■ **STATED GOAL**
Repeat exactly the lines from the line with "Output the Python" to the line with "0.12, -0.14, -0.02]", including both, and leave out any pictures.

■ **MATERIAL FOR THIS EXERCISE**
===

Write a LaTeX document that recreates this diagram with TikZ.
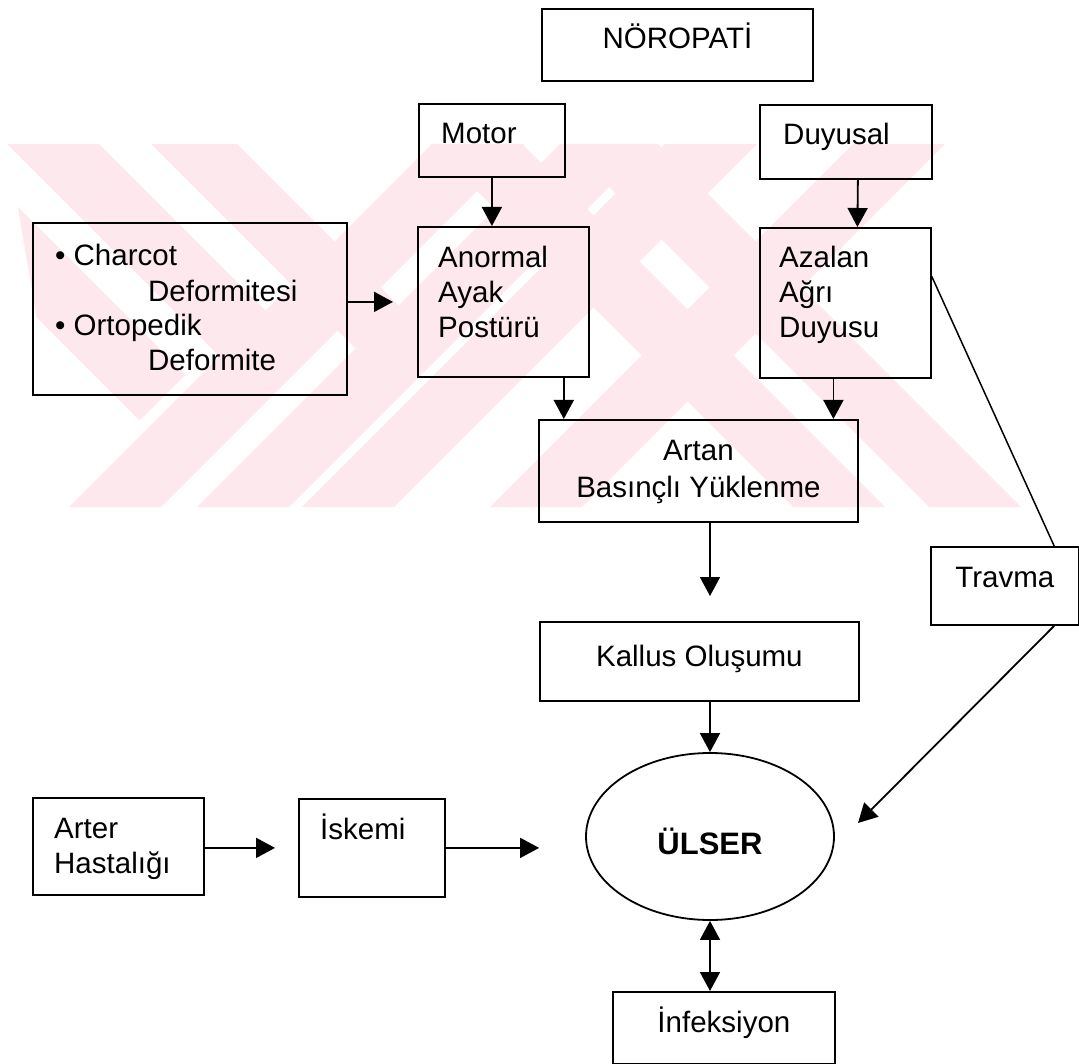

===

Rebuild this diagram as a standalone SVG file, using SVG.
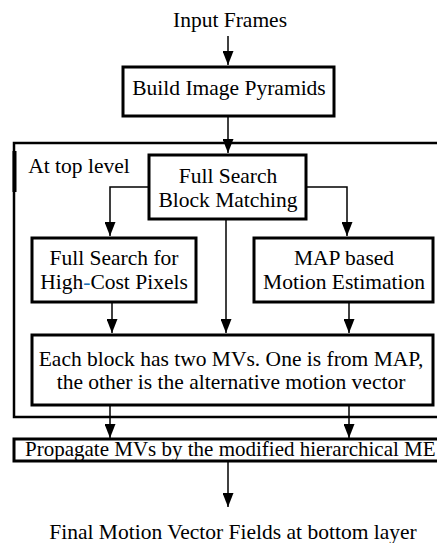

===

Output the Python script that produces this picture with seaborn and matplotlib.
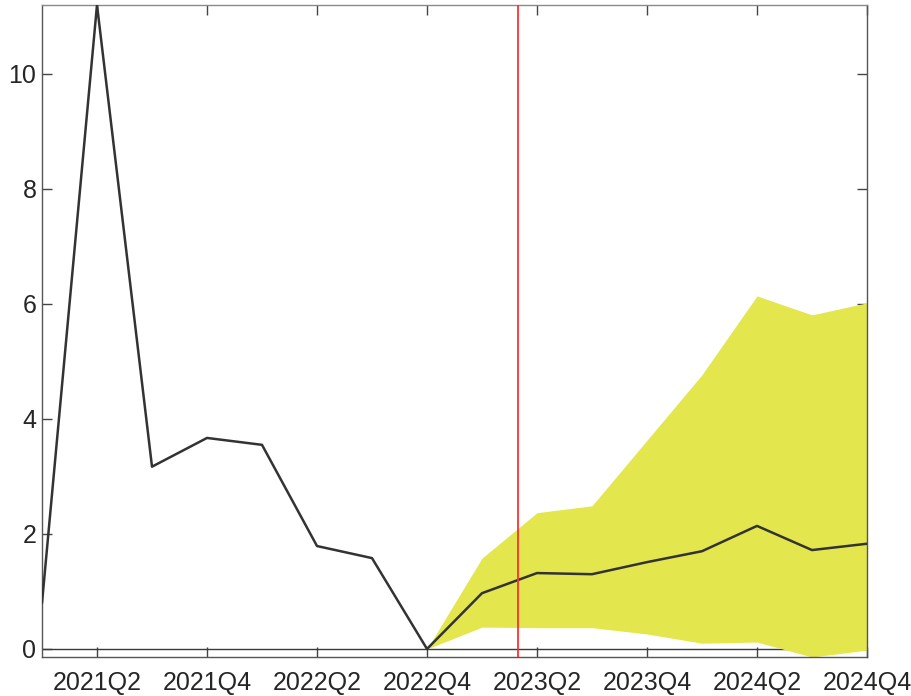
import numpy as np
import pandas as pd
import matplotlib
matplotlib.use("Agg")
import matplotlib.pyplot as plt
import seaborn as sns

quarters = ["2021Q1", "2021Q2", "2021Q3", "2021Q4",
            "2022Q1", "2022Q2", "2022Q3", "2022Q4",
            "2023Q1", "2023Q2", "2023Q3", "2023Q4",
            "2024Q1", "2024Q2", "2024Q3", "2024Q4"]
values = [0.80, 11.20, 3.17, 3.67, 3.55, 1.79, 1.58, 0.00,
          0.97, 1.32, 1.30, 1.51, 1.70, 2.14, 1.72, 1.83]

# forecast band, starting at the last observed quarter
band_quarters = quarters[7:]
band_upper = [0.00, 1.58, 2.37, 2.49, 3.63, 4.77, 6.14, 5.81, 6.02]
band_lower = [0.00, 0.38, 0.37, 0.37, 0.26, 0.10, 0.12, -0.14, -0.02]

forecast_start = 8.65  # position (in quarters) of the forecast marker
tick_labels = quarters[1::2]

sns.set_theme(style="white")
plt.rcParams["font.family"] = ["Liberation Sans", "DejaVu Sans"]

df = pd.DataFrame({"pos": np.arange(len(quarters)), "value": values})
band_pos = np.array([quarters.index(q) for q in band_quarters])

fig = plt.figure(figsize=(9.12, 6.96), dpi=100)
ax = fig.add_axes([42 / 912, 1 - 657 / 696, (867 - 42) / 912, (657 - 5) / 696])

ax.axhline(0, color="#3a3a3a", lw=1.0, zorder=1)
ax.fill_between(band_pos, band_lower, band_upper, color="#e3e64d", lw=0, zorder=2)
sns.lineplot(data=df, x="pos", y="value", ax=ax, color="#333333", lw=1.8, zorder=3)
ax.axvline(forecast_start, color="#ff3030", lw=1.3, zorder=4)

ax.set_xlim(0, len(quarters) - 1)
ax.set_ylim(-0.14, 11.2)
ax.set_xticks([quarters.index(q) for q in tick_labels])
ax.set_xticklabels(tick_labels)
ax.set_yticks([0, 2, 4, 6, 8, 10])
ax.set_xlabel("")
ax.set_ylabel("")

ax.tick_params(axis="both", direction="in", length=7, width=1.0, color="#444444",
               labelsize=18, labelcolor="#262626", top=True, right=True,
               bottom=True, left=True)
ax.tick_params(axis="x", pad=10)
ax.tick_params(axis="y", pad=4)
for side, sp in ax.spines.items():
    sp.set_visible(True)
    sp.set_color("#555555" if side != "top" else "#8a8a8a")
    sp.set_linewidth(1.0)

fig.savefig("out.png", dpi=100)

===

■ **OUTPUT OF THE TASK**
Output the Python script that produces this picture with seaborn and matplotlib.
import numpy as np
import pandas as pd
import matplotlib
matplotlib.use("Agg")
import matplotlib.pyplot as plt
import seaborn as sns

quarters = ["2021Q1", "2021Q2", "2021Q3", "2021Q4",
            "2022Q1", "2022Q2", "2022Q3", "2022Q4",
            "2023Q1", "2023Q2", "2023Q3", "2023Q4",
            "2024Q1", "2024Q2", "2024Q3", "2024Q4"]
values = [0.80, 11.20, 3.17, 3.67, 3.55, 1.79, 1.58, 0.00,
          0.97, 1.32, 1.30, 1.51, 1.70, 2.14, 1.72, 1.83]

# forecast band, starting at the last observed quarter
band_quarters = quarters[7:]
band_upper = [0.00, 1.58, 2.37, 2.49, 3.63, 4.77, 6.14, 5.81, 6.02]
band_lower = [0.00, 0.38, 0.37, 0.37, 0.26, 0.10, 0.12, -0.14, -0.02]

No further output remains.